Okay, so it is possible (highly probable?) that I have made some mistakes in this analysis, and that I could vastly improve the creation of the DTM, but I think it is more propbable that these posts are simply not distinct enough to determine individuals writing styles. I guess in a group with such a narrow focus, it is inevitable that people will be posting very similar content to one another. There is after all only so many ways to ask “Suunto or Garmin”.
Let’s examine why we are struggling to distinguish these posts in a little more detail. Below is a heatmap showing the probability for each of the 48 potential posters, predicted for all 1,233 of the posts in the validation data set. A heatmap is a kind of 3-dimensional plot, where colour is used to represent the third dimension. So the 48 potential posters are shown on the x-axis, the 1,233 posts are shown on the y-axis, and the magnitude of the estimated probability for user
i based on post
j is represented by a colour from red (0% probability) to white (100% probability). Note that here I have scaled the data using a square root so that smaller probabilities (which we expect to see) are more visible. The rows and columns are arranged such that more similar values are closer together.

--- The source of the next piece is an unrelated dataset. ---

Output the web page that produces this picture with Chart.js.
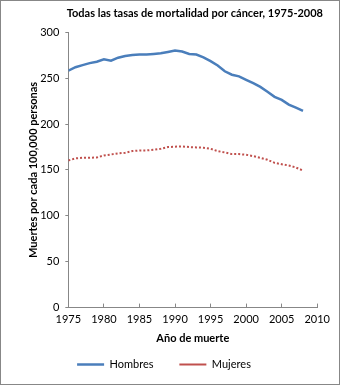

So the biggest problem here is that the vast majority of the posts are estimated as most likely coming from either Neil Bryant, Stef Schuermans or James Adams. And actually, the ones that it gets correct are almost all from one of these posters:
I wonder whether these guys are skewing the model because of their, ahem, above average posting habits. But frankly at this stage I’m kind of bored, so I think that I will leave it there. Another time maybe. Ultimately I believe that these posts are simply too short and bereft of salient information to be useful for making predictions.